Problem description
In the records below, find each line with the word "this" and copy it.
++++ Provided data
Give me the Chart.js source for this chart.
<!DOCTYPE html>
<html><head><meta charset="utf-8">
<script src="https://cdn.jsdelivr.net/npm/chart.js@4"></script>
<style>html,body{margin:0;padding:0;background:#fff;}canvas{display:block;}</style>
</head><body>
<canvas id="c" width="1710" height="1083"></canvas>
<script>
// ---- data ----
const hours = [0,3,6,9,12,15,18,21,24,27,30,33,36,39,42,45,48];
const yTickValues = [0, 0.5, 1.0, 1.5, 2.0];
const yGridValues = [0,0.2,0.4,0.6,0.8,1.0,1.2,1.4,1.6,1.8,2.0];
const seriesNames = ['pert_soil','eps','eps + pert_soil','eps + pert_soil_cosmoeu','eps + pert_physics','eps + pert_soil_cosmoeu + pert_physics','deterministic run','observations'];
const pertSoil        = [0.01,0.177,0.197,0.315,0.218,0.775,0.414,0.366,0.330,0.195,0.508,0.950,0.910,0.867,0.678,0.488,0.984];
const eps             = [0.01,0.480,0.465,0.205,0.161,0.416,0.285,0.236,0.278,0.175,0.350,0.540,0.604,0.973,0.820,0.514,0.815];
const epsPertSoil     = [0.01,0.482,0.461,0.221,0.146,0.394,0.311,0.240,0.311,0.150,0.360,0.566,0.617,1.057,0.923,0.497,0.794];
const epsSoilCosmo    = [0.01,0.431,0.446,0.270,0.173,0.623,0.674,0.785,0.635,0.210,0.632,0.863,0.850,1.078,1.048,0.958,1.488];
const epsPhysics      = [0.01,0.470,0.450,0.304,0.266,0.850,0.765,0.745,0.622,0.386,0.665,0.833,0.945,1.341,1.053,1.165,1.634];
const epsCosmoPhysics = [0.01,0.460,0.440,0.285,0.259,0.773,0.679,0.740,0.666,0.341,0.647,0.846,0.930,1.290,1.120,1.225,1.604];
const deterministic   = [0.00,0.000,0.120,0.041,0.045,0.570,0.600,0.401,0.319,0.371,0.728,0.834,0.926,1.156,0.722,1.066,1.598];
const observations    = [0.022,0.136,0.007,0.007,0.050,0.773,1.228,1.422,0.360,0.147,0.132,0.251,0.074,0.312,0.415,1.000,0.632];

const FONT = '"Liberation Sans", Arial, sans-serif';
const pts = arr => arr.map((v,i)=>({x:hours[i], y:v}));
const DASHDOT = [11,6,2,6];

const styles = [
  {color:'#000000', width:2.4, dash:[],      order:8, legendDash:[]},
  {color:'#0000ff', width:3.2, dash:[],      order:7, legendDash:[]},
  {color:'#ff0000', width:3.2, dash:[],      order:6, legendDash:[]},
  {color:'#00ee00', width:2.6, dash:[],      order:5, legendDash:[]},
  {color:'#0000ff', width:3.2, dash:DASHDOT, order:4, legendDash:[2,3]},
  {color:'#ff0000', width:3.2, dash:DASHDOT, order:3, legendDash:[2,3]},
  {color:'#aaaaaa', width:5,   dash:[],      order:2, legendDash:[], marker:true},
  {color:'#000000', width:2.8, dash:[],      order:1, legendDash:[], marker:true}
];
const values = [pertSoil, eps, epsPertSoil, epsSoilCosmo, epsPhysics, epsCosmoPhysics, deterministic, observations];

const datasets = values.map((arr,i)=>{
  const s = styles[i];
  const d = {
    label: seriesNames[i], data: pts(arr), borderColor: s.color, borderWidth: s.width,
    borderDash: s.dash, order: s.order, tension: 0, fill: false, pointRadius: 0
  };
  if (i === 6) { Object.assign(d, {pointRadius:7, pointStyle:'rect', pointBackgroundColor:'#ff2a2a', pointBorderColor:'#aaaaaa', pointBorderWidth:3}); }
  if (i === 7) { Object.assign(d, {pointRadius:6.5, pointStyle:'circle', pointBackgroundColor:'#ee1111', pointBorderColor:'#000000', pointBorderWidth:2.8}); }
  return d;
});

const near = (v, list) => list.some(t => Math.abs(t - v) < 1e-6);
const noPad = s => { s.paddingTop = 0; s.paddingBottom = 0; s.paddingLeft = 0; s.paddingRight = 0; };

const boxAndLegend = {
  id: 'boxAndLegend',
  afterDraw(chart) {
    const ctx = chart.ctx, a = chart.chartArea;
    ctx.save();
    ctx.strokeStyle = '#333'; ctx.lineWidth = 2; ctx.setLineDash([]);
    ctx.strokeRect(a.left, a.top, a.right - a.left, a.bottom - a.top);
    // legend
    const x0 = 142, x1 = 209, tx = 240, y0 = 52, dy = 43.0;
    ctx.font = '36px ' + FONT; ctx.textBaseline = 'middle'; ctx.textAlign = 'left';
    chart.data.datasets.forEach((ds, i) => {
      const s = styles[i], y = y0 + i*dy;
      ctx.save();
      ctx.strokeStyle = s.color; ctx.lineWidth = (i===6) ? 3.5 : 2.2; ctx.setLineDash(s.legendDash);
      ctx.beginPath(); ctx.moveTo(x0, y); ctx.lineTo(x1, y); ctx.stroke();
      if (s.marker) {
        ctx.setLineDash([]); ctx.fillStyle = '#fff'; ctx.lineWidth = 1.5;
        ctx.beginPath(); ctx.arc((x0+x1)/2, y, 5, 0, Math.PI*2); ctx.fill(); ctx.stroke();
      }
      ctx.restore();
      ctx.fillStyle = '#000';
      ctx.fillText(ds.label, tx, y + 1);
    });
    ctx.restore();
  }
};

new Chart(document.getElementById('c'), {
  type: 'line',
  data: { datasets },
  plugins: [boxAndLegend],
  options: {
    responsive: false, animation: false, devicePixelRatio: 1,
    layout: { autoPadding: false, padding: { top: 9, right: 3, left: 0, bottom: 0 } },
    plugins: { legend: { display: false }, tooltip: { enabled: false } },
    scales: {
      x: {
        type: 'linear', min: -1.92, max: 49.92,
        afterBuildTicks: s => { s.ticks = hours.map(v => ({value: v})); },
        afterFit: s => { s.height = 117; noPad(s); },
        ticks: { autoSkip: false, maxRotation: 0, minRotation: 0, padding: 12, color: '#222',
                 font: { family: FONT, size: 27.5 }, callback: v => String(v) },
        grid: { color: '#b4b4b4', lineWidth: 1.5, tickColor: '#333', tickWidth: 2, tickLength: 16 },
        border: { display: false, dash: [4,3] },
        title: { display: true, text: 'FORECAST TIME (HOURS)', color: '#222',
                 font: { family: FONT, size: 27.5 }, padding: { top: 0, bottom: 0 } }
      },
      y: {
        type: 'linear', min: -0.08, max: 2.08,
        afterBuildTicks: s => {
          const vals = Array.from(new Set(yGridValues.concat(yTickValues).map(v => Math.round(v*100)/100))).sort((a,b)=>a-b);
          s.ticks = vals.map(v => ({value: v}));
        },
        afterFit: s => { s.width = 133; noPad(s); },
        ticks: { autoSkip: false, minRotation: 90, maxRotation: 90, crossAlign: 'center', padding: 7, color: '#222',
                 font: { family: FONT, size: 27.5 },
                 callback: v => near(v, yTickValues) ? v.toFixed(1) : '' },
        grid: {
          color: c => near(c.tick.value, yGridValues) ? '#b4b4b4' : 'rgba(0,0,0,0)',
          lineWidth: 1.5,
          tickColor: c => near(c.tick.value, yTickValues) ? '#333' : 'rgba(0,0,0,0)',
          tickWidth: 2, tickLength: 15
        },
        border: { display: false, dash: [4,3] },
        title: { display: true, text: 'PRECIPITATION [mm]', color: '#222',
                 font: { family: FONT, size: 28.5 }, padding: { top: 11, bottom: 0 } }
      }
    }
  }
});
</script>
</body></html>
++++++++
++++ Provided data
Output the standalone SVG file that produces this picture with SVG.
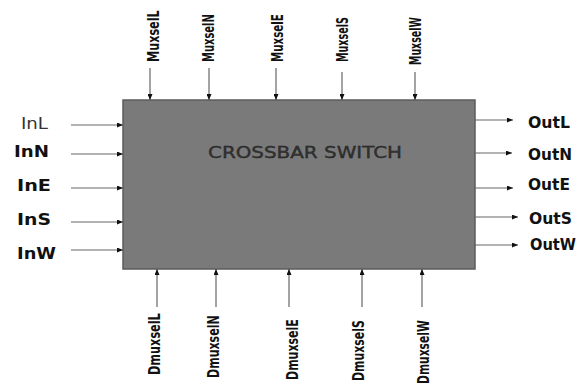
++++++++
Output
Give me the Chart.js source for this chart.
Output the standalone SVG file that produces this picture with SVG.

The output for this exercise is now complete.